Prime Minister, what does the word “Gallipoli” mean to you?

Prime Minister

It is a word that I was brought up with in history at school, one of the famous battles of World War I in 1915, fantastically brilliant in its concept but failed utterly in carrying it out, perhaps for reasons we did not quite know.

It was the first really big combined operation in getting armies ashore by amphibious means. It required very close cooperation and communication between ships and shore. It would have been a terrific operation with all of the modern things we have got, a terrific operation if we had had experience of it. It was a totally new kind of battle and they did not and yes, we had to withdraw and we lost a lot of men.

We remember it especially because of the great cooperation between our forces and the Australians and New Zealanders the great Anzac battles. It meant a great deal to them. It was perhaps the [end p1] first time they realised they were a full independent nation and they had come to defend freedom and we pay tribute to them, indeed we do. It is seared into their soul, the numbers they lost, and we pay tribute to those whom we lost.

Interviewer

Should we remember Gallipoli, obviously for those veterans who were assembled in momentous events, but for the mass of people in Britain at the moment it is just a name; why should they remember?

Prime Minister

I think there have been many books, many articles, a good deal said about it on television. You should always remember.
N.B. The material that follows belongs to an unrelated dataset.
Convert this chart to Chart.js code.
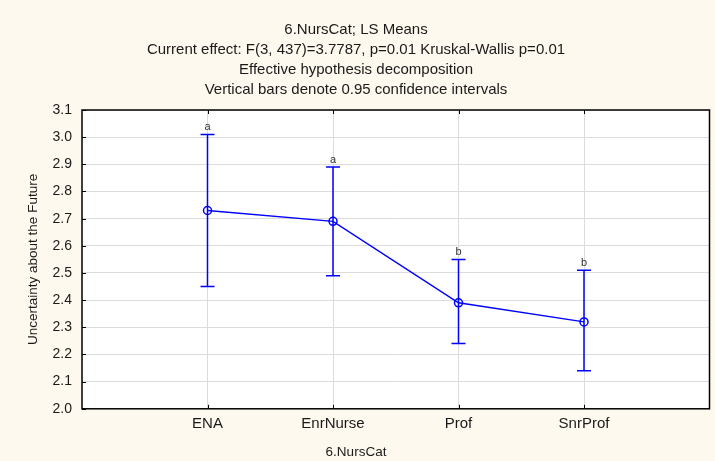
<!DOCTYPE html>
<html>
<head>
<meta charset="utf-8">
<script src="https://cdn.jsdelivr.net/npm/chart.js@4/dist/chart.umd.min.js"></script>
<style>
  html, body { margin: 0; padding: 0; background: #fdf9ee; }
  #wrap { width: 715px; height: 461px; position: relative; }
</style>
</head>
<body>
<div id="wrap"><canvas id="c" width="715" height="461"></canvas></div>
<script>
const categories = ['ENA', 'EnrNurse', 'Prof', 'SnrProf'];
const means = [2.73, 2.69, 2.39, 2.32];
const upperCI = [3.01, 2.89, 2.55, 2.51];
const lowerCI = [2.45, 2.49, 2.24, 2.14];
const groupLetters = ['a', 'a', 'b', 'b'];
const yTickValues = [2.0, 2.1, 2.2, 2.3, 2.4, 2.5, 2.6, 2.7, 2.8, 2.9, 3.0, 3.1];
const titleLines = [
  '6.NursCat; LS Means',
  'Current effect: F(3, 437)=3.7787, p=0.01 Kruskal-Wallis p=0.01',
  'Effective hypothesis decomposition',
  'Vertical bars denote 0.95 confidence intervals'
];
const xAxisTitle = '6.NursCat';
const yAxisTitle = 'Uncertainty about the Future';

const FONT = 'Liberation Sans, Arial, sans-serif';
const TEXT = '#1a1a1a';
const BLUE = '#0000ff';

const decorPlugin = {
  id: 'decor',
  beforeDraw(chart) {
    const ctx = chart.ctx, a = chart.chartArea;
    ctx.save();
    ctx.fillStyle = '#fdf9ee';
    ctx.fillRect(0, 0, chart.width, chart.height);
    ctx.fillStyle = '#ffffff';
    ctx.fillRect(a.left, a.top, a.right - a.left, a.bottom - a.top);
    ctx.restore();
  },
  afterDatasetsDraw(chart) {
    const ctx = chart.ctx;
    const xs = chart.scales.x, ys = chart.scales.y;
    ctx.save();
    ctx.strokeStyle = BLUE;
    ctx.lineWidth = 1.5;
    for (let i = 0; i < categories.length; i++) {
      const x = xs.getPixelForValue(i);
      const yu = ys.getPixelForValue(upperCI[i]);
      const yl = ys.getPixelForValue(lowerCI[i]);
      ctx.beginPath();
      ctx.moveTo(x, yu); ctx.lineTo(x, yl);
      ctx.moveTo(x - 7, yu); ctx.lineTo(x + 7, yu);
      ctx.moveTo(x - 7, yl); ctx.lineTo(x + 7, yl);
      ctx.stroke();
      ctx.fillStyle = '#333333';
      ctx.font = '11px ' + FONT;
      ctx.textAlign = 'center';
      ctx.textBaseline = 'bottom';
      ctx.fillText(groupLetters[i], x, yu - 2);
    }
    ctx.restore();
  },
  afterDraw(chart) {
    const ctx = chart.ctx, a = chart.chartArea;
    const xs = chart.scales.x, ys = chart.scales.y;
    ctx.save();
    ctx.strokeStyle = '#000000';
    ctx.lineWidth = 1;
    for (let i = 0; i < categories.length; i++) {
      const x = Math.round(xs.getPixelForValue(i)) + 0.5;
      ctx.beginPath();
      ctx.moveTo(x, a.top); ctx.lineTo(x, a.top + 4);
      ctx.moveTo(x, a.bottom); ctx.lineTo(x, a.bottom - 4);
      ctx.stroke();
    }
    yTickValues.forEach(v => {
      const y = Math.round(ys.getPixelForValue(v)) + 0.5;
      ctx.beginPath();
      ctx.moveTo(a.left, y); ctx.lineTo(a.left + 4, y);
      ctx.stroke();
    });
    ctx.lineWidth = 1.5;
    ctx.strokeRect(a.left, a.top, a.right - a.left, a.bottom - a.top);
    ctx.restore();
  }
};

new Chart(document.getElementById('c'), {
  type: 'line',
  data: {
    datasets: [{
      data: means.map((m, i) => ({ x: i, y: m })),
      borderColor: BLUE,
      borderWidth: 1.5,
      pointRadius: 4,
      pointBackgroundColor: 'rgba(0,0,0,0)',
      pointBorderColor: BLUE,
      pointBorderWidth: 1.5,
      tension: 0
    }]
  },
  options: {
    responsive: false,
    animation: false,
    devicePixelRatio: 1,
    layout: { padding: { left: 0, right: 3, top: 0, bottom: 0 } },
    plugins: {
      legend: { display: false },
      tooltip: { enabled: false },
      title: {
        display: true,
        text: titleLines,
        color: TEXT,
        font: { family: FONT, size: 15, weight: 'normal', lineHeight: '20px' },
        padding: { top: 20, bottom: 10 }
      },
      subtitle: {
        display: true,
        position: 'bottom',
        text: xAxisTitle,
        color: TEXT,
        font: { family: FONT, size: 13.5, weight: 'normal' },
        padding: { top: 5, bottom: 1 }
      }
    },
    scales: {
      x: {
        type: 'linear',
        min: -1,
        max: 4,
        afterBuildTicks(scale) { scale.ticks = categories.map((c, i) => ({ value: i })); },
        ticks: {
          color: TEXT,
          font: { family: FONT, size: 15 },
          padding: 6,
          maxRotation: 0,
          callback: (v) => categories[v]
        },
        grid: { color: '#dcdcdc', lineWidth: 1, drawTicks: false },
        border: { display: false }
      },
      y: {
        type: 'linear',
        min: 2.0,
        max: 3.1,
        afterBuildTicks(scale) { scale.ticks = yTickValues.map(v => ({ value: v })); },
        afterFit(scale) { scale.width = 82; },
        ticks: {
          color: TEXT,
          font: { family: FONT, size: 14 },
          padding: 10,
          callback: (v) => Number(v).toFixed(1)
        },
        grid: { color: '#dcdcdc', lineWidth: 1, drawTicks: false },
        border: { display: false },
        title: {
          display: true,
          text: yAxisTitle,
          color: TEXT,
          font: { family: FONT, size: 13.5 },
          padding: { top: 25, bottom: 0 }
        }
      }
    }
  },
  plugins: [decorPlugin]
});
</script>
</body>
</html>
This was World War I. This was when we had terrible battles raging on the Western Front in Europe and had the Gallipoli and Dardanelles battle been successful, many losses of men and materials might have been prevented. You should never forget! We won a war. You cannot win every battle. But also, you should never forget the lessons of those battles because they will come in again as they did in the Falklands. We learned the lesson of Gallipoli. It was that they got ashore, they established a bridgehead and they could not effectively move out of it to take the whole peninsula.

We went to the Falklands, they got ashore, they established a bridgehead, they remembered Gallipoli and they knew they had to move on to take the whole island. [end p2]

Interviewer

So it does bring back memories of the Falklands?

Prime Minister

Yes, it does.

Interviewer

It is difficult to imagine that kind of war ever happening again.

Prime Minister

Provided we keep our defences strong and our alliances sure, it will not, but I think …   . (gap in recording) Turkey is now our ally, a staunch member of NATO and I was interested because it was General Atatürk, their most brilliant general, also their most brilliant politician, the architect of modern Turkey—rather like the Duke of Wellington, a brilliant general, a brilliant politician, rather like General Eisenhower, a brilliant general and then a brilliant politician. Atatürk had something of the poetry and understanding of the grief of these battles—as did Wellington when he went to battlefield and said: “This is the last battle I will ever fight!” after Waterloo—and in 1934 he sent this message to people who were going there to remember on that battlefield, people who had lost their lives, and it is very beautiful: [end p3]

“Those heroes that shed their blood and lost their lives, are now lying in the soil of a friendly country. Therefore, rest in peace: having lost their lives in this land, they have become our sons as well!”

and so we are going as allies now to see that nothing else like this shall ever happen again.